In SEO, we’ve known for a long time that near invisible factors can have a serious effect on the impression a website leaves on a person. It seems however, that search engines themselves may also influence a person’s attitude and behaviour, even to the point of swaying the way an undecided person might vote.
According to a recent study, published by Robert Epstein and Ronald E. Robertson, a voter’s preferences may change depending on how highly a candidate’s name, campaign, or story appears in the rankings.
Using data gathered from two elections, the researchers were able to find that biased rankings were able to sway undecided voters by a degree of 20 per cent or more.
So how did they do it?
Epstein and Robertson supplied people with information about the Australian federal election of 2010 in 2012 (ensuring that their American participants would know little about the politicians involved in the race), letting the mock-voters read about candidates via a simulated search engine.
One group was given positive articles about a candidate, while the other saw positive articles about a different candidate. A further control group was then offered a mixed bag of results about each. Predictably, the people who saw the positive results were more likely to vote for the related politician by more than 48 per cent.
Interestingly, in what scientists call “Vote Manipulation Power,” (VMP) the effect was upheld, even when the researchers dropped a single negative story into the fourth and third positions. Doing so made the results seem more neutral, actually strengthening the trust that the positive articles held.
To escape the conditions of laboratory testing, the researchers also took to India in 2014, just before the Lok Sabha elections. Finding 2,150 undecided voters, the team conducted the same experiment and found that yet again, VMP was present, this time at around 24 per cent – rising to 72 per cent in some demographics.
Epstein says that he, “thought this time we’d be lucky if we got two or three per cent, and my gut said we’re gonna get nothing because this is an intense election environment.”

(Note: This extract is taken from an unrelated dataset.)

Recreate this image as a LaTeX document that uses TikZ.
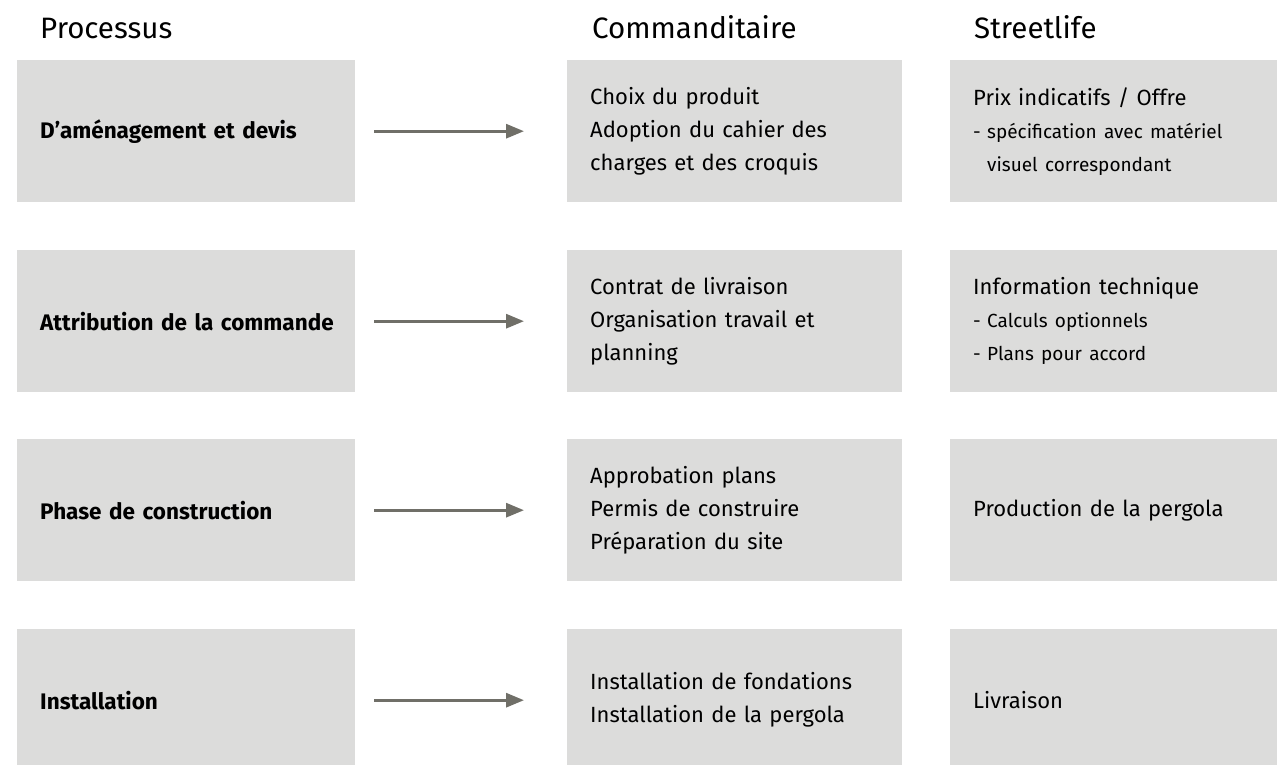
\documentclass[tikz,border=0pt]{standalone}
\usepackage{fontspec}
\setmainfont{Fira Sans}
\usepackage{xcolor}
\usepackage{tikz}
\usetikzlibrary{arrows.meta}
\usetikzlibrary{positioning}
\definecolor{cellgray}{HTML}{DCDCDB}
\definecolor{flowgray}{HTML}{706F68}
\newcommand{\subline}[1]{{\fontsize{19}{33}\selectfont\makebox[14pt][l]{-}#1}}
\newcommand{\subcont}[1]{{\fontsize{19}{33}\selectfont\hspace*{14pt}#1}}

\begin{document}
\begin{tikzpicture}[x=1pt,y=-1pt,
  cell/.style={anchor=north west,fill=cellgray,minimum height=142pt,inner xsep=23pt,inner ysep=0pt,align=left,font=\fontsize{22}{33}\selectfont},
  stage/.style={cell,text width=292pt,font=\fontsize{22.5}{33}\selectfont\bfseries},
  client/.style={cell,text width=289pt},
  supplier/.style={cell,text width=290pt},
  head/.style={anchor=base west,inner sep=0pt,font=\fontsize{29.5}{34}\selectfont},
  flow/.style={draw=flowgray,line width=3pt,-{Triangle[length=18pt,width=14pt]},shorten <=19pt,shorten >=43pt}]
\useasboundingbox (0,0) rectangle (1277,765);
\node[head] (hproc) at (40,39) {Processus};
\node[head] (hclient) at (592,39) {Commanditaire};
\node[head] (hsupp) at (974,39) {Streetlife};

\node[stage] (p1) at (17,60) {\mbox{D’aménagement et devis}};
\node[client] (c1) at (567,60) {Choix du produit\\Adoption du cahier des\\charges et des croquis};
\node[supplier] (s1) at (950,60) {Prix indicatifs / Offre\\\subline{spécification avec matériel}\\\subcont{visuel correspondant}};

\node[stage] (p2) at (17,250) {\mbox{Attribution de la commande}};
\node[client] (c2) at (567,250) {Contrat de livraison\\Organisation travail et\\planning};
\node[supplier] (s2) at (950,250) {Information technique\\\subline{Calculs optionnels}\\\subline{Plans pour accord}};

\node[stage] (p3) at (17,439) {\mbox{Phase de construction}};
\node[client] (c3) at (567,439) {Approbation plans\\Permis de construire\\Préparation du site};
\node[supplier] (s3) at (950,439) {Production de la pergola};

\node[stage] (p4) at (17,629) {\mbox{Installation}};
\node[client] (c4) at (567,629) {Installation de fondations\\Installation de la pergola};
\node[supplier] (s4) at (950,629) {Livraison};

\draw[flow] (p1.east) -- (c1.west);
\draw[flow] (p2.east) -- (c2.west);
\draw[flow] (p3.east) -- (c3.west);
\draw[flow] (p4.east) -- (c4.west);
\end{tikzpicture}
\end{document}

The study notes that “search rankings are controlled in most countries today by a single company,” suggesting that Search Engine Manipulation Effect (SEME), could actually be more powerful than biased television networks and newspapers such as FOX and The Daily Mail.
But would Google, or any other search engine, rig the search results for an election?
Epstein, who also wrote about SEME in 2013, says that it should be noted that although the potential for political rigging is there, it does not imply that purposeful bias is actually taking place.
Overall, this kind of influence is nothing new – the “Fox News Effect” was discovered early in the millennium, wherein towns that started to receive Fox News became more conservative in their leanings before and during the 2000 presidential election.
This is partially due to a well-known effect called ‘recency’, which means that people have a tendency to make decisions based on the last piece of information that they hear.
When pressed on the issue by The Nation, Google said that its position remained unmoved from an article written two years ago, stating that, “providing relevant answers has been the cornerstone of Google’s approach to search from the very beginning. It would undermine people’s trust in our results and company if we were to change course.”
It’s also worth noting that Google’s Executive Chairman, Eric Schmidt once said, “there are many, many things that Google could do that we choose not to do.”
On a side note though, this year Google faces anti-trust action from the EU competition watchdog, which accuses the firm of skewing search results in favour of its own shopping service.